A data frame with 5 rows and 3 variables:

id

Row ID (numeric).

some.dates

Dates in different formats (character).

some.more.dates

Additional dates in different formats (character).


Shiny application standardizing date data in csv or excel files

Description

A shiny application which allows users to standardize dates using a graphical user interface (GUI). Most features of datefixR are supported including imputing missing date data. Data can be provided as CSV (comma-separated value) or XLSX (Excel) files. Processed datasets can be downloaded as CSV files. Please note, the dependencies for this app (DT, htmltools, readxl, and shiny) are not installed alongside datefixR. This allows datefixR to be installed on secure systems where these packages may not be allowed. If one of these dependencies is not installed on the system when this function is called, then the user will be given the option of installing them.

Usage

fix_date_app(theme = "datefixR")

Arguments

theme

Color theme for shiny app. Either "datefixR" (datefixR colors) or "none"(default shiny app styling).

Value

A shiny app.

See Also

The shiny package.

Examples

## Not run: 
fix_date_app()

## End(Not run)

Convert non-standardized dates to R's Date class

Description

Converts a character vector (or single character object) from inconsistently formatted dates to R's Date class. Supports numerous separators including /, -, ., or space. Supports numeric, abbreviation, or long-hand month notation in multiple languages (English, French, German, Spanish, Portuguese, Russian, Czech, Slovak, Indonesian). Where day of the month has not been supplied, the first day of the month is imputed by default. Either DMY or YMD is assumed by default. However, the US system of MDY is supported via the format argument.

Usage

fix_date_char(
  dates,
  day.impute = 1,
  month.impute = 7,
  format = "dmy",
  excel = FALSE,
  roman.numeral = FALSE
)

Arguments

dates

Character vector to be converted to R's date class.

day.impute

Integer between 1 and 31, or NA, or NULL. Day of the month to be imputed when missing. Defaults to 1. If day.impute = NA, then NA will be imputed for the date and a warning will be raised. If day.impute = NULL, the function will fail with an error when day is missing.

month.impute

Integer between 1 and 12, or NA, or NULL. Month to be imputed when missing. Defaults to 7 (July). If month.impute = NA, then NA will be imputed for the entire date and a warning will be raised. If month.impute = NULL, the function will fail with an error when month is missing.

format

Character string specifying date interpretation preference. Either "dmy" (day-month-year, default) or "mdy" (month-day-year, US format). This setting only affects ambiguous numeric dates like "01/02/2023". When month names are present or year appears first, the format is auto-detected regardless of this parameter. Note that unambiguous dates (e.g., "25/12/2023") are parsed correctly regardless of the format setting.

excel

Logical: Assumes FALSE by default. If TRUE, treats numeric-only dates with more than four digits as Excel serial dates with 1900-01-01 origin, correcting for known Excel date discrepancies.

roman.numeral

[Experimental] Logical: Defaults to FALSE. When TRUE, attempts to interpret Roman numeral month indications within datasets. This feature may not handle all cases correctly.

Details

This function intelligently parses dates by:

  • Handling mixed separators within the same dataset

  • Recognizing month names in multiple languages

  • Converting Roman numeral months (experimental)

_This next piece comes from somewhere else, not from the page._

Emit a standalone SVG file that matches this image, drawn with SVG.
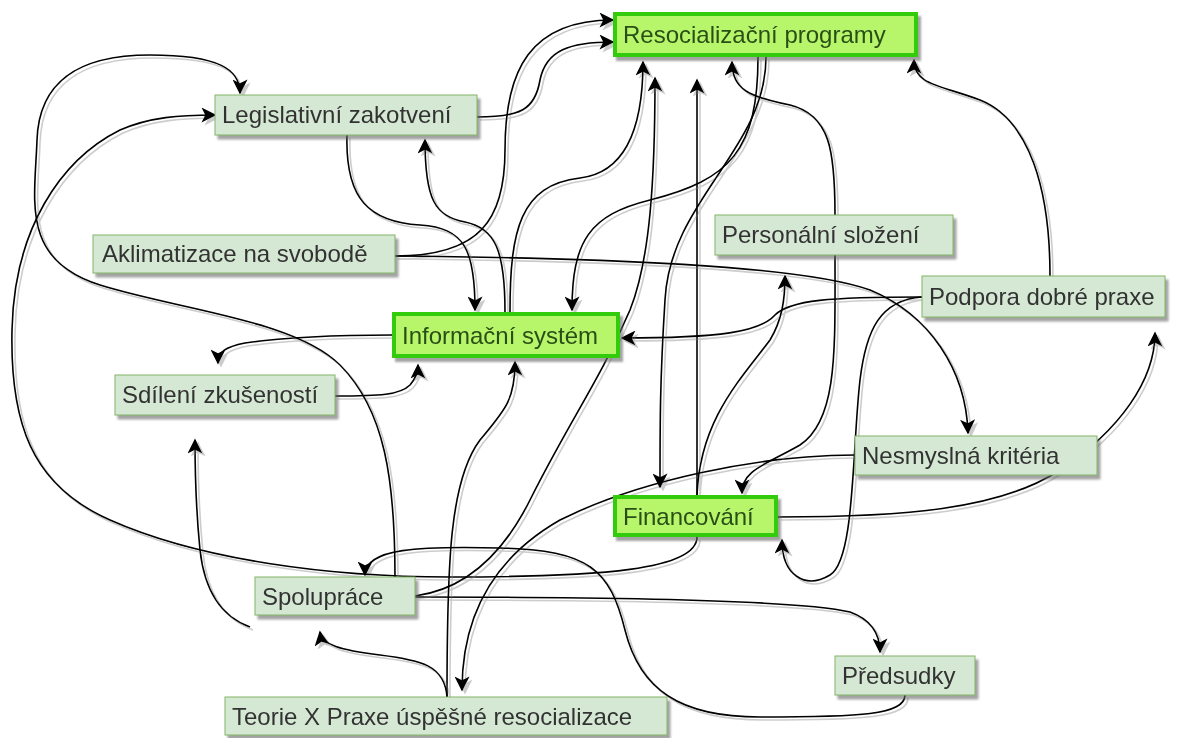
<svg xmlns="http://www.w3.org/2000/svg" width="1184" height="738" viewBox="0 0 1184 738">
<style>
.n rect{fill:#d5e8d4;stroke:#82b366;stroke-width:1}
.g rect{fill:#b7f56a;stroke:#33cc11;stroke-width:4}
text{font-family:"Liberation Sans",Arial,sans-serif;font-size:24px;fill:#333}
.g text{fill:#2a4f16}
#edges path{fill:none;stroke:#000;stroke-width:1.6;marker-end:url(#a)}
</style>
<defs>
<marker id="a" viewBox="0 0 10 10" refX="9" refY="5" markerWidth="16" markerHeight="15" markerUnits="userSpaceOnUse" orient="auto">
<path d="M0,0 L10,5 L0,10 L2.5,5 z" fill="#000"/>
</marker>
<filter id="sh" x="-10%" y="-10%" width="130%" height="140%">
<feDropShadow dx="3" dy="4" stdDeviation="1" flood-color="#666" flood-opacity="0.6"/>
</filter>
<filter id="esh" x="-5%" y="-5%" width="110%" height="110%">
<feDropShadow dx="3" dy="3" stdDeviation="0.6" flood-color="#999" flood-opacity="0.5"/>
</filter>
</defs>
<rect width="1184" height="738" fill="#fff"/>
<g id="edges" filter="url(#esh)">
<path d="M395,256 C480,256 505,220 505,150 C505,70 530,20 613,20"/>
<path d="M477,117 C520,117 535,110 540,80 C546,50 570,42 613,42"/>
<path d="M395,577 C395,480 385,410 340,365 S180,310 100,285 S35,200 37,140 S80,55 150,55 S240,70 240,93"/>
<path d="M697,537 C697,570 600,577 450,577 C330,577 200,560 110,520 C30,485 10,420 12,330 C14,230 60,160 120,130 C150,117 180,115 215,115"/>
<path d="M347,135 C345,200 370,222 420,225 C465,228 475,250 475,310"/>
<path d="M505,312 C505,250 495,228 465,222 C435,216 425,200 425,140"/>
<path d="M510,312 C510,230 520,185 580,178 C630,172 643,120 643,62"/>
<path d="M758,57 C758,150 730,180 650,200 C590,215 572,240 572,310"/>
<path d="M766,57 C766,150 670,200 665,300 C660,380 660,420 660,487"/>
<path d="M697,495 L697,80"/>
<path d="M835,215 C835,150 830,115 790,105 C750,97 732,90 732,62"/>
<path d="M835,255 C835,350 838,420 800,445 C765,465 742,470 742,493"/>
<path d="M697,495 C700,420 740,380 770,340 C782,320 785,300 785,276"/>
<path d="M922,297 C830,297 790,300 775,315 C760,332 720,338 622,338"/>
<path d="M1050,276 C1050,190 1030,120 980,100 C940,85 914,85 914,60"/>
<path d="M778,517 C900,517 1000,510 1060,470 C1120,430 1155,380 1155,333"/>
<path d="M922,297 C880,300 866,330 860,380 C852,450 855,560 830,575 C805,590 782,575 782,540"/>
<path d="M395,256 C600,258 800,265 870,290 C930,315 966,370 968,433"/>
<path d="M855,455 C760,455 640,480 560,520 C490,560 462,620 462,690"/>
<path d="M447,697 C445,665 420,660 380,655 C340,650 322,645 320,632"/>
<path d="M447,697 C447,560 450,480 480,440 C505,410 515,400 515,362"/>
<path d="M415,596 C460,590 500,560 530,500 C570,420 600,380 630,310 C650,260 655,180 655,78"/>
<path d="M415,597 C600,597 800,600 850,612 C872,620 880,635 880,652"/>
<path d="M905,695 C905,715 860,717 760,717 C680,717 640,690 625,630 C610,570 590,550 500,548 C420,546 365,548 365,575"/>
<path d="M250,627 C225,618 205,595 200,550 C196,510 195,470 195,440"/>
<path d="M335,396 C380,396 400,395 410,385 C416,378 418,372 418,365"/>
<path d="M392,335 C330,335 280,338 245,343 C225,347 218,352 218,363"/>
</g>
<g id="n1" class="g" filter="url(#sh)"><rect x="615" y="14" width="301" height="41"/><text x="623" y="43">Resocializační programy</text></g>
<g id="n2" class="n" filter="url(#sh)"><rect x="215" y="95" width="262" height="40"/><text x="222" y="123">Legislativní zakotvení</text></g>
<g id="n3" class="n" filter="url(#sh)"><rect x="93" y="235" width="302" height="38"/><text x="102" y="262">Aklimatizace na svobodě</text></g>
<g id="n4" class="g" filter="url(#sh)"><rect x="394" y="314" width="224" height="42"/><text x="402" y="344">Informační systém</text></g>
<g id="n5" class="n" filter="url(#sh)"><rect x="115" y="375" width="220" height="40"/><text x="122" y="403">Sdílení zkušeností</text></g>
<g id="n6" class="n" filter="url(#sh)"><rect x="715" y="215" width="238" height="40"/><text x="722" y="243">Personální složení</text></g>
<g id="n7" class="n" filter="url(#sh)"><rect x="922" y="276" width="243" height="41"/><text x="929" y="305">Podpora dobré praxe</text></g>
<g id="n8" class="n" filter="url(#sh)"><rect x="855" y="436" width="242" height="39"/><text x="862" y="464">Nesmyslná kritéria</text></g>
<g id="n9" class="g" filter="url(#sh)"><rect x="615" y="497" width="161" height="38"/><text x="623" y="525">Financování</text></g>
<g id="n10" class="n" filter="url(#sh)"><rect x="255" y="577" width="160" height="38"/><text x="262" y="605">Spolupráce</text></g>
<g id="n11" class="n" filter="url(#sh)"><rect x="835" y="656" width="140" height="39"/><text x="842" y="684">Předsudky</text></g>
<g id="n12" class="n" filter="url(#sh)"><rect x="225" y="697" width="442" height="38"/><text x="232" y="725">Teorie X Praxe úspěšné resocializace</text></g>
</svg>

  • Processing Excel serial date numbers

  • Automatically detecting YMD format when year appears first

  • Smart imputation of missing date components with user control

For comprehensive examples and advanced usage, see browseVignettes("datefixR") or the package README at https://docs.ropensci.org/datefixR/.

Value

A vector of elements belonging to R's built in Date class with the following format yyyy-mm-dd.

See Also

fix_date_df for data frame columns with date data.

For detailed examples and usage patterns, see:

Examples

# Basic usage
bad.date <- "02 03 2021"
fix_date_char(bad.date)

# Multiple formats with different separators
mixed_dates <- c(
  "02/05/92", # slash separator, 2-digit year
  "2020-may-01", # hyphen separator, text month
  "1996.05.01", # dot separator
  "02 04 96", # space separator
  "le 3 mars 2013" # French format
)
fix_date_char(mixed_dates)

# Text months in different languages
text_months <- c(
  "15 January 2020", # English
  "15 janvier 2020", # French
  "15 Januar 2020", # German
  "15 enero 2020", # Spanish
  "15 de janeiro de 2020" # Portuguese
)
fix_date_char(text_months)

# Roman numeral months (experimental)
roman_dates <- c("15.VII.2023", "3.XII.1999", "1.I.2000")
fix_date_char(roman_dates, roman.numeral = TRUE)

# Excel serial numbers
excel_serials <- c("44197", "44927") # Excel dates
fix_date_char(excel_serials, excel = TRUE)

# Two-digit years (automatic century detection)
two_digit_years <- c("15/03/99", "15/03/25", "15/03/50")
fix_date_char(two_digit_years) # 1999, 2025, 1950

# MDY format (US style)
us_dates <- c("12/25/2023", "07/04/1776", "02/29/2020")
fix_date_char(us_dates, format = "mdy")

# Incomplete dates with custom imputation
incomplete <- c("2023", "March 2022", "June 2021")
fix_date_char(incomplete, day.impute = 15, month.impute = 6)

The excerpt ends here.